▶ What this task involves: Reproduce the listing below character for character; drop every image.

▶ Information supplied:
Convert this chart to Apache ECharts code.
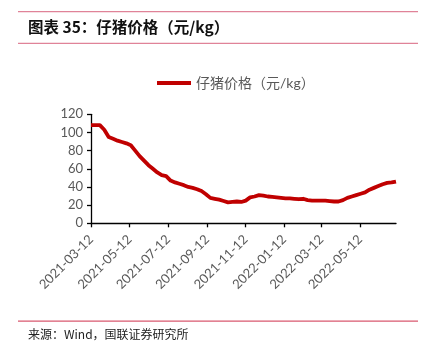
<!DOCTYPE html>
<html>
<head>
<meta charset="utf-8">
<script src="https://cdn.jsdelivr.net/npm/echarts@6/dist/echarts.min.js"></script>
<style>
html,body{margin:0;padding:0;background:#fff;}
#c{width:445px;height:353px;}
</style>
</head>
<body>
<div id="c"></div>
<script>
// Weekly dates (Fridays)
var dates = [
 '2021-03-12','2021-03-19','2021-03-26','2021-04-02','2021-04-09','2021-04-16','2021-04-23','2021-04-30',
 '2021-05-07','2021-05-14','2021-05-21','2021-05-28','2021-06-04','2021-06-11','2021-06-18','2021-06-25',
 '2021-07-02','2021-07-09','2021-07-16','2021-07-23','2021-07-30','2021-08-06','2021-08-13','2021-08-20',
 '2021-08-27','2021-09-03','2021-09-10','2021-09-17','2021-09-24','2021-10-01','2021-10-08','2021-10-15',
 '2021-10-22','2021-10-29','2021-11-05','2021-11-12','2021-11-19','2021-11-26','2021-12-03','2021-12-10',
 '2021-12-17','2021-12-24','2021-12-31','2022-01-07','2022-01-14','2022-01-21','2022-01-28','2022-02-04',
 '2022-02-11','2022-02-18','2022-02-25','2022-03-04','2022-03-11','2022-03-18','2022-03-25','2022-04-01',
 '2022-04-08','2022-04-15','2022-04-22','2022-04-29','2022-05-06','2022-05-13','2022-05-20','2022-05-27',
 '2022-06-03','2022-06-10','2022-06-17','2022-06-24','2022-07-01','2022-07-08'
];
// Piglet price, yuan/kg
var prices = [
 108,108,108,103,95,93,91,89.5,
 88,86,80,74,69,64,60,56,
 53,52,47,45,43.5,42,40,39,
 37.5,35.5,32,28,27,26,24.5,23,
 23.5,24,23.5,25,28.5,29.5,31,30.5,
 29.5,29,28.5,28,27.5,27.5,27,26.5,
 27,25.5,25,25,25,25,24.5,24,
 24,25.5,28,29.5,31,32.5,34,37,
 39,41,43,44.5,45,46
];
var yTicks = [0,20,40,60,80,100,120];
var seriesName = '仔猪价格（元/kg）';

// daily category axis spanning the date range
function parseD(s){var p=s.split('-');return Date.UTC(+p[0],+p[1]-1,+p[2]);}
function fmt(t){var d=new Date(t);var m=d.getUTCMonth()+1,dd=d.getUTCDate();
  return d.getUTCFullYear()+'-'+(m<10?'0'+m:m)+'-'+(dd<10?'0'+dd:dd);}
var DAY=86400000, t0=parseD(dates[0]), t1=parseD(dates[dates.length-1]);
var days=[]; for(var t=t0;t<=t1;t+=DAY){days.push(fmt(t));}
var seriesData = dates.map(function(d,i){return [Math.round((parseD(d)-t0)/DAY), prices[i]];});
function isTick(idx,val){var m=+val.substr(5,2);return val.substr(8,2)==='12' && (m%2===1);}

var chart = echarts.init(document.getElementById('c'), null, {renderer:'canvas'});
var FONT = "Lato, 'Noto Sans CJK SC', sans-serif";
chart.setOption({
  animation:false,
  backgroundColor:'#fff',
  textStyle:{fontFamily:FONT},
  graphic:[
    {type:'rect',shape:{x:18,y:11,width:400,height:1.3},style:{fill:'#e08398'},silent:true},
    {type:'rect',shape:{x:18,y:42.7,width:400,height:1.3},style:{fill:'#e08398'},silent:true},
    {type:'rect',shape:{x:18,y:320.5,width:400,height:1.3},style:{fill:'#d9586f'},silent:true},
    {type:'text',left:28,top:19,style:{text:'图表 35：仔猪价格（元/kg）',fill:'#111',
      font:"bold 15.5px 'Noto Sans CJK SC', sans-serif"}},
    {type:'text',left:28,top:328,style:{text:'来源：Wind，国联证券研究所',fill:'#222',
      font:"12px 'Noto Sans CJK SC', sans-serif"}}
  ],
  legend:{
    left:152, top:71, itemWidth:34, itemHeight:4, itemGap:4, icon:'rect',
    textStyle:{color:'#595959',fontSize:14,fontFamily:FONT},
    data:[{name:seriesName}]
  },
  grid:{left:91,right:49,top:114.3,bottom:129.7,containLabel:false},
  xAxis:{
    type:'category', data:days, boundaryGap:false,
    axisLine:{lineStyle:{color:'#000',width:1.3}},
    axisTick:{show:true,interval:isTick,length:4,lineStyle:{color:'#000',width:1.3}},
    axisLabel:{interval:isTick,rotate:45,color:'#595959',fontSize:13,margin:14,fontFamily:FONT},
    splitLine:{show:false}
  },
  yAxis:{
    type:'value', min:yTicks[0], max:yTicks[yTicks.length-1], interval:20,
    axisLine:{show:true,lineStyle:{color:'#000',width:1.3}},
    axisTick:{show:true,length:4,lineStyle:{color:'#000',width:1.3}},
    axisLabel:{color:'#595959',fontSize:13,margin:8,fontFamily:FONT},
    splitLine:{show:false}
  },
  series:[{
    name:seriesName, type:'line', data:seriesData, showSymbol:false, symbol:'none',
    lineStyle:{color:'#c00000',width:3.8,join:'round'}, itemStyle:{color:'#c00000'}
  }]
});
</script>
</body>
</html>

▶ Complete response:
Convert this chart to Apache ECharts code.
<!DOCTYPE html>
<html>
<head>
<meta charset="utf-8">
<script src="https://cdn.jsdelivr.net/npm/echarts@6/dist/echarts.min.js"></script>
<style>
html,body{margin:0;padding:0;background:#fff;}
#c{width:445px;height:353px;}
</style>
</head>
<body>
<div id="c"></div>
<script>
// Weekly dates (Fridays)
var dates = [
 '2021-03-12','2021-03-19','2021-03-26','2021-04-02','2021-04-09','2021-04-16','2021-04-23','2021-04-30',
 '2021-05-07','2021-05-14','2021-05-21','2021-05-28','2021-06-04','2021-06-11','2021-06-18','2021-06-25',
 '2021-07-02','2021-07-09','2021-07-16','2021-07-23','2021-07-30','2021-08-06','2021-08-13','2021-08-20',
 '2021-08-27','2021-09-03','2021-09-10','2021-09-17','2021-09-24','2021-10-01','2021-10-08','2021-10-15',
 '2021-10-22','2021-10-29','2021-11-05','2021-11-12','2021-11-19','2021-11-26','2021-12-03','2021-12-10',
 '2021-12-17','2021-12-24','2021-12-31','2022-01-07','2022-01-14','2022-01-21','2022-01-28','2022-02-04',
 '2022-02-11','2022-02-18','2022-02-25','2022-03-04','2022-03-11','2022-03-18','2022-03-25','2022-04-01',
 '2022-04-08','2022-04-15','2022-04-22','2022-04-29','2022-05-06','2022-05-13','2022-05-20','2022-05-27',
 '2022-06-03','2022-06-10','2022-06-17','2022-06-24','2022-07-01','2022-07-08'
];
// Piglet price, yuan/kg
var prices = [
 108,108,108,103,95,93,91,89.5,
 88,86,80,74,69,64,60,56,
 53,52,47,45,43.5,42,40,39,
 37.5,35.5,32,28,27,26,24.5,23,
 23.5,24,23.5,25,28.5,29.5,31,30.5,
 29.5,29,28.5,28,27.5,27.5,27,26.5,
 27,25.5,25,25,25,25,24.5,24,
 24,25.5,28,29.5,31,32.5,34,37,
 39,41,43,44.5,45,46
];
var yTicks = [0,20,40,60,80,100,120];
var seriesName = '仔猪价格（元/kg）';

// daily category axis spanning the date range
function parseD(s){var p=s.split('-');return Date.UTC(+p[0],+p[1]-1,+p[2]);}
function fmt(t){var d=new Date(t);var m=d.getUTCMonth()+1,dd=d.getUTCDate();
  return d.getUTCFullYear()+'-'+(m<10?'0'+m:m)+'-'+(dd<10?'0'+dd:dd);}
var DAY=86400000, t0=parseD(dates[0]), t1=parseD(dates[dates.length-1]);
var days=[]; for(var t=t0;t<=t1;t+=DAY){days.push(fmt(t));}
var seriesData = dates.map(function(d,i){return [Math.round((parseD(d)-t0)/DAY), prices[i]];});
function isTick(idx,val){var m=+val.substr(5,2);return val.substr(8,2)==='12' && (m%2===1);}

var chart = echarts.init(document.getElementById('c'), null, {renderer:'canvas'});
var FONT = "Lato, 'Noto Sans CJK SC', sans-serif";
chart.setOption({
  animation:false,
  backgroundColor:'#fff',
  textStyle:{fontFamily:FONT},
  graphic:[
    {type:'rect',shape:{x:18,y:11,width:400,height:1.3},style:{fill:'#e08398'},silent:true},
    {type:'rect',shape:{x:18,y:42.7,width:400,height:1.3},style:{fill:'#e08398'},silent:true},
    {type:'rect',shape:{x:18,y:320.5,width:400,height:1.3},style:{fill:'#d9586f'},silent:true},
    {type:'text',left:28,top:19,style:{text:'图表 35：仔猪价格（元/kg）',fill:'#111',
      font:"bold 15.5px 'Noto Sans CJK SC', sans-serif"}},
    {type:'text',left:28,top:328,style:{text:'来源：Wind，国联证券研究所',fill:'#222',
      font:"12px 'Noto Sans CJK SC', sans-serif"}}
  ],
  legend:{
    left:152, top:71, itemWidth:34, itemHeight:4, itemGap:4, icon:'rect',
    textStyle:{color:'#595959',fontSize:14,fontFamily:FONT},
    data:[{name:seriesName}]
  },
  grid:{left:91,right:49,top:114.3,bottom:129.7,containLabel:false},
  xAxis:{
    type:'category', data:days, boundaryGap:false,
    axisLine:{lineStyle:{color:'#000',width:1.3}},
    axisTick:{show:true,interval:isTick,length:4,lineStyle:{color:'#000',width:1.3}},
    axisLabel:{interval:isTick,rotate:45,color:'#595959',fontSize:13,margin:14,fontFamily:FONT},
    splitLine:{show:false}
  },
  yAxis:{
    type:'value', min:yTicks[0], max:yTicks[yTicks.length-1], interval:20,
    axisLine:{show:true,lineStyle:{color:'#000',width:1.3}},
    axisTick:{show:true,length:4,lineStyle:{color:'#000',width:1.3}},
    axisLabel:{color:'#595959',fontSize:13,margin:8,fontFamily:FONT},
    splitLine:{show:false}
  },
  series:[{
    name:seriesName, type:'line', data:seriesData, showSymbol:false, symbol:'none',
    lineStyle:{color:'#c00000',width:3.8,join:'round'}, itemStyle:{color:'#c00000'}
  }]
});
</script>
</body>
</html>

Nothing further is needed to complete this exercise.